Yapay duvarda özel olarak hazırlanan rotalarda kısa kaya ve lider tırmanış olarak, iki ayrı branşta tırmanışlar yapılan bu kombine musabaka son anlarına kadar sıralamanın nasıl sonuçlanacağı belli olmayan son derece çekişmeli, heyecanlı, estetik ve izlemesi keyifli bir spor karşılaşması biçiminde gerçekleşmiş. Ve Elnaz bu finalde çok güzel yarışmış, büyük bir başarıya imza atmış.

Yarıştığı branşlar, her saniyesi, güç, denge, esneklik ve mutlak konsantrasyon gerektiren tırmanış alanları. Hani omzuna sinek konsa bozulacak derler ya işte o cinsten bir odaklanma durumu. Seul’de yüzde 60’ın üzerinde nem raporlanan bir havada, rakipleri atlet ve şortla yarışırken, o, tüm yarışma boyunca el ve ayak bileklerini kapatacak biçimde bir spor kıyafet içerisinde mücadele etmiş. İlk branşta yarışırken sadece at kuyruğunun ucunu dışarıda bırakacak biçimde kafasını kapatan bir saç bandı ile yarışmış, son etapta ise, yanlışlıkla ya da değil, kafasında o örtü yerine daha küçük bir bant var, gerisi yine aynı boğucu kıyafet.

Bana kalırsa Elnaz’ın o gün sergilediği şey, anlık bir “cesaret gösterisinin” ötesinde, güçlü ve kararlı bir kadının sportif birikimi, deneyimi, becerisi ve iddiası ile parlattığı bir meydan okumadır.

Elnaz, sosyal medyada ismi etiketlendiğinde değil, 16 Ekimde o tırmanış platformundaki performansıyla, 19 Ekim sabaha karşı Tahran havaalanında kadın erkek yüzlerce İranlı genç insanın alkışları ve sloganları ile gerçek bir kahraman oldu. İki yanına duvar olmuş İran’lı görevlilerin arasında, başına geçirdiği kepiyle, kapşonuyla, “yanlışlıkla oldu” derken bile başörtüsü dayatmasını delik deşik ederek kahraman oldu.

Çok haber oldu, olay oldu, görüldü, duyuldu ve Elnaz Rekabi öyle ya da böyle sağ salim evine döndü. Şimdilik, ailesi ve yakınları ile ve güvende.

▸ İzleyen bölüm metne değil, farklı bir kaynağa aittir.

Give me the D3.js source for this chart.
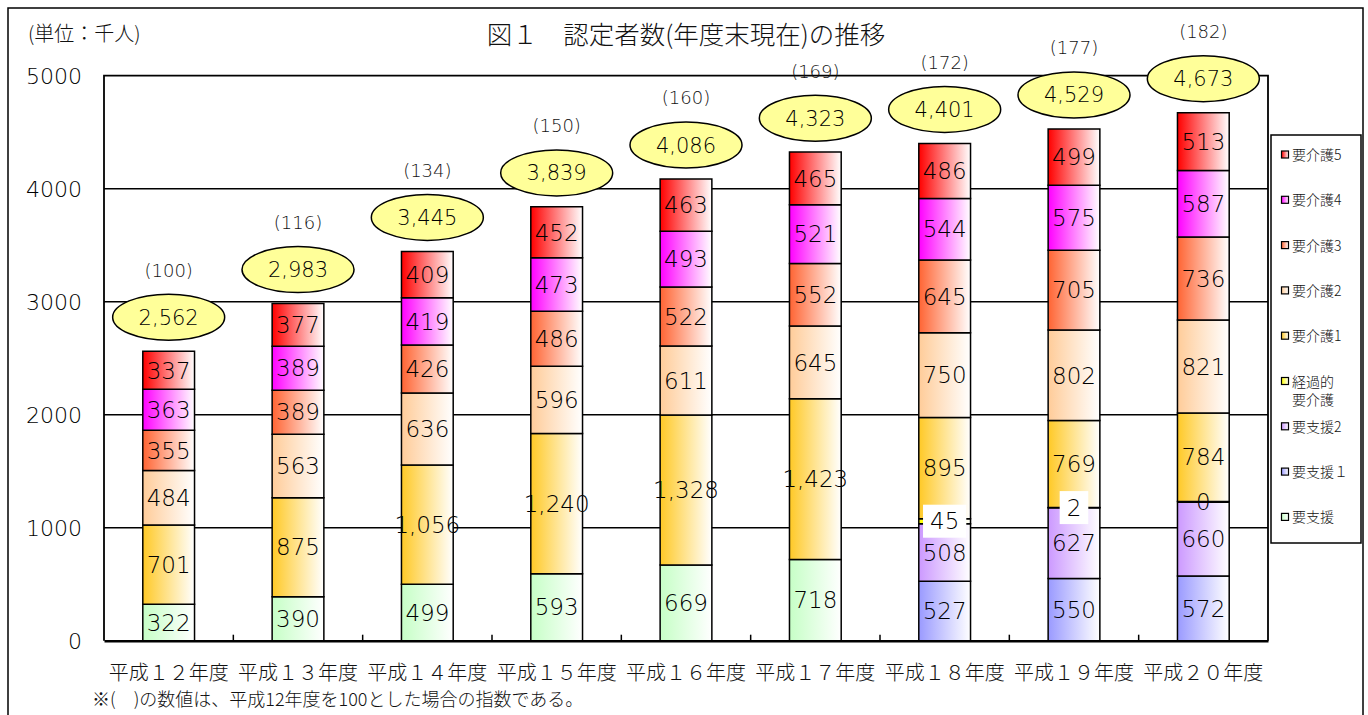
<!DOCTYPE html>
<html lang="ja">
<head>
<meta charset="utf-8">
<title>図１ 認定者数の推移</title>
<script src="https://cdn.jsdelivr.net/npm/d3@7/dist/d3.min.js"></script>
<style>
  html, body { margin: 0; padding: 0; background: #fff; }
  svg { display: block; }
  .jp { font-family: "Noto Sans CJK JP", "Noto Sans", sans-serif; font-weight: 300; }
  .num { font-family: "DejaVu Sans", "Noto Sans", sans-serif; font-weight: 300; }
</style>
</head>
<body>
<svg id="chart" width="1368" height="715"></svg>
<script>
/* ============================================================
   図１ 認定者数(年度末現在)の推移 — stacked bars
   ============================================================ */
const years = ['平成１２年度', '平成１３年度', '平成１４年度', '平成１５年度', '平成１６年度',
  '平成１７年度', '平成１８年度', '平成１９年度', '平成２０年度'];

// values in 千人, bottom to top of each bar (null = category not in use that year)
const yoshien  = [322, 390, 499, 593, 669, 718, null, null, null];
const yoshien1 = [null, null, null, null, null, null, 527, 550, 572];
const yoshien2 = [null, null, null, null, null, null, 508, 627, 660];
const keika    = [null, null, null, null, null, null, 45, 2, 0];
const kaigo1   = [701, 875, 1056, 1240, 1328, 1423, 895, 769, 784];
const kaigo2   = [484, 563, 636, 596, 611, 645, 750, 802, 821];
const kaigo3   = [355, 389, 426, 486, 522, 552, 645, 705, 736];
const kaigo4   = [363, 389, 419, 473, 493, 521, 544, 575, 587];
const kaigo5   = [337, 377, 409, 452, 463, 465, 486, 499, 513];

// totals and index as printed on the chart
const totals  = [2562, 2983, 3445, 3839, 4086, 4323, 4401, 4529, 4673];
const indexes = [100, 116, 134, 150, 160, 169, 172, 177, 182];

const yTicks = [0, 1000, 2000, 3000, 4000, 5000];

const series = [
  { key: 'yoshien',  name: '要支援',   values: yoshien,  color: '#c6ffc6' },
  { key: 'yoshien1', name: '要支援１', values: yoshien1, color: '#9a9aff' },
  { key: 'yoshien2', name: '要支援2',  values: yoshien2, color: '#cc99ff' },
  { key: 'keika',    name: '経過的要介護', values: keika, color: '#ffff00' },
  { key: 'kaigo1',   name: '要介護1',  values: kaigo1,   color: '#ffc926' },
  { key: 'kaigo2',   name: '要介護2',  values: kaigo2,   color: '#ffcc99' },
  { key: 'kaigo3',   name: '要介護3',  values: kaigo3,   color: '#ff6433' },
  { key: 'kaigo4',   name: '要介護4',  values: kaigo4,   color: '#ff00ff' },
  { key: 'kaigo5',   name: '要介護5',  values: kaigo5,   color: '#ff0000' },
];

const plot = { left: 104, right: 1268, top: 75.7, bottom: 640.7 };

const svg = d3.select('#chart');

// outer frame
svg.append('rect')
  .attr('x', 8).attr('y', 8).attr('width', 1355).attr('height', 720)
  .attr('fill', '#fff').attr('stroke', '#000').attr('stroke-width', 1.5);

// gradients: colour on the left fading to white on the right
const defs = svg.append('defs');
series.forEach(s => {
  const g = defs.append('linearGradient').attr('id', `grad-${s.key}`)
    .attr('x1', 0).attr('x2', 1).attr('y1', 0).attr('y2', 0);
  g.append('stop').attr('offset', '0%').attr('stop-color', s.color);
  g.append('stop').attr('offset', '100%').attr('stop-color', '#fff');
});

const x = d3.scaleBand().domain(years)
  .range([plot.left, plot.right]).paddingInner(0.6).paddingOuter(0.3);
const y = d3.scaleLinear().domain([0, 5000]).range([plot.bottom, plot.top]);

// stack
const rows = years.map((yr, i) => {
  const r = { year: yr };
  series.forEach(s => { r[s.key] = s.values[i] || 0; });
  return r;
});
const stacked = d3.stack().keys(series.map(s => s.key))(rows);

// gridlines
svg.append('g').selectAll('line')
  .data(yTicks.filter(t => t > 0 && t < 5000))
  .enter().append('line')
  .attr('x1', plot.left).attr('x2', plot.right)
  .attr('y1', d => y(d)).attr('y2', d => y(d))
  .attr('stroke', '#000').attr('stroke-width', 1.5);

// plot border
svg.append('path')
  .attr('d', `M${plot.left},${plot.bottom}V${plot.top}H${plot.right}V${plot.bottom}`)
  .attr('fill', 'none').attr('stroke', '#000').attr('stroke-width', 1.8);

// y axis labels
svg.append('g').attr('class', 'num').selectAll('text')
  .data(yTicks).enter().append('text')
  .attr('x', 82).attr('y', d => y(d)).attr('dy', '0.36em')
  .attr('text-anchor', 'end').attr('font-size', 22).attr('fill', '#000')
  .text(d => d);

// x axis line + inward ticks between categories
const xAxis = svg.append('g').attr('transform', `translate(0,${plot.bottom})`)
  .call(d3.axisBottom(x).tickSize(0).tickFormat(''));
xAxis.select('.domain').attr('stroke', '#000').attr('stroke-width', 2.5);
svg.append('g').selectAll('line')
  .data(years.slice(1)).enter().append('line')
  .attr('x1', d => x(d) - x.step() * x.paddingInner() / 2)
  .attr('x2', d => x(d) - x.step() * x.paddingInner() / 2)
  .attr('y1', plot.bottom).attr('y2', plot.bottom - 6)
  .attr('stroke', '#000').attr('stroke-width', 1.5);

// x labels
svg.append('g').attr('class', 'jp').selectAll('text')
  .data(years).enter().append('text')
  .attr('x', d => x(d) + x.bandwidth() / 2).attr('y', 673).attr('dy', '0.35em')
  .attr('text-anchor', 'middle').attr('font-size', 20).attr('fill', '#111')
  .text(d => d);

// bar segments (path so a zero-height segment still draws its border)
const segs = [];
stacked.forEach((layer, si) => {
  layer.forEach((d, i) => {
    if (series[si].values[i] == null) return;
    segs.push({ s: series[si], year: years[i], y0: d[0], y1: d[1], v: series[si].values[i] });
  });
});

svg.append('g').selectAll('path')
  .data(segs).enter().append('path')
  .attr('d', d => {
    const x0 = x(d.year), w = x.bandwidth();
    const top = y(d.y1), h = y(d.y0) - y(d.y1);
    return `M${x0},${top}h${w}v${h}h${-w}Z`;
  })
  .attr('fill', d => `url(#grad-${d.s.key})`)
  .attr('stroke', '#000').attr('stroke-width', d => d.v === 0 ? 3 : 1.5);

// segment labels
const fmt = d3.format(',');
const lab = svg.append('g').attr('class', 'num');
segs.forEach(d => {
  const cx = x(d.year) + x.bandwidth() / 2;
  const cy = y((d.y0 + d.y1) / 2);
  const t = lab.append('text')
    .attr('x', cx).attr('y', cy).attr('dy', '0.36em')
    .attr('text-anchor', 'middle').attr('font-size', 23).attr('fill', '#000')
    .text(fmt(d.v));
  if (d.s.key === 'keika' && d.v > 0) {
    const bb = t.node().getBBox();
    lab.insert('rect', () => t.node())
      .attr('x', bb.x - 7).attr('y', cy - 16.5)
      .attr('width', bb.width + 14).attr('height', 33)
      .attr('fill', '#fff');
  }
});

// totals in yellow ellipses, index above
const callouts = svg.append('g');
years.forEach((yr, i) => {
  const cx = x(yr) + x.bandwidth() / 2;
  const cy = y(totals[i]) - 34;
  callouts.append('ellipse')
    .attr('cx', cx).attr('cy', cy).attr('rx', 56).attr('ry', 23)
    .attr('fill', '#ffff99').attr('stroke', '#000').attr('stroke-width', 1.5);
  callouts.append('text').attr('class', 'num')
    .attr('x', cx).attr('y', cy).attr('dy', '0.36em')
    .attr('text-anchor', 'middle').attr('font-size', 21).attr('fill', '#000')
    .text(fmt(totals[i]));
  callouts.append('text').attr('class', 'num')
    .attr('x', cx).attr('y', cy - 47).attr('dy', '0.36em')
    .attr('text-anchor', 'middle').attr('font-size', 18).attr('fill', '#111')
    .text(`(${indexes[i]})`);
});

// legend
const legend = svg.append('g').attr('class', 'jp');
legend.append('rect')
  .attr('x', 1271).attr('y', 135).attr('width', 90).attr('height', 408)
  .attr('fill', '#fff').attr('stroke', '#000').attr('stroke-width', 1.5);
series.slice().reverse().forEach((s, i) => {
  const ly = 155 + i * 45.3;
  legend.append('rect')
    .attr('x', 1281.5).attr('y', ly - 4).attr('width', 7).attr('height', 7)
    .attr('fill', `url(#grad-${s.key})`).attr('stroke', '#000').attr('stroke-width', 1.2);
  const t = legend.append('text')
    .attr('x', 1292).attr('y', ly).attr('dy', '0.36em')
    .attr('font-size', 14).attr('fill', '#111');
  if (s.key === 'keika') {
    t.append('tspan').text('経過的');
    t.append('tspan').attr('x', 1292).attr('dy', '1.3em').text('要介護');
  } else {
    t.text(s.name);
  }
});

// title, unit and footnote
svg.append('text').attr('class', 'jp')
  .attr('x', 686).attr('y', 35).attr('dy', '0.35em')
  .attr('text-anchor', 'middle').attr('font-size', 25.5).attr('fill', '#111')
  .text('図１　認定者数(年度末現在)の推移');
svg.append('text').attr('class', 'jp')
  .attr('x', 28).attr('y', 34).attr('dy', '0.35em')
  .attr('font-size', 20).attr('fill', '#111')
  .text('(単位：千人)');
svg.append('text').attr('class', 'jp')
  .attr('x', 92).attr('y', 700).attr('dy', '0.35em')
  .attr('font-size', 18).attr('fill', '#111')
  .text('※(　)の数値は、平成12年度を100とした場合の指数である。');
</script>
</body>
</html>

Görüntülerde apaçık ortada, yaşadığı sportif başarının coşkusu çoktan yerini hem kendisi hem de yakınlarının geleceği için yoğun bir kaygı duygusuna bırakmış. Öncesinde fotoğraflarına rengarenk giysiler içerisinde yüzü gözü bambaşka parlayan bir genç kadın yansırken, Seul dönüşü, öfkesi ve sessiz direnişi, simsiyah yüzüne oturmuş.

Ancak bilelim ki, bundan sonrasında Elnaz’ı yobaz İran rejiminin zorbalığından ancak ona devrimci dayanışmayla sahip çıkacak, dinci gericiliğin karşısına laikliği, karanlığın karşısına aydınlanmayı, eşitliği, özgürlüğü koyan, her cinsten, dilden, ırktan ama illa ki örgütlü insanlar koruyabilir.

Sanal dünyalarda oyalananlar, mağdur edebiyatından beslenenler, “kendine uygar” emperyalistlerden medet umanlar, siz Elnaz’ı rahat bırakın.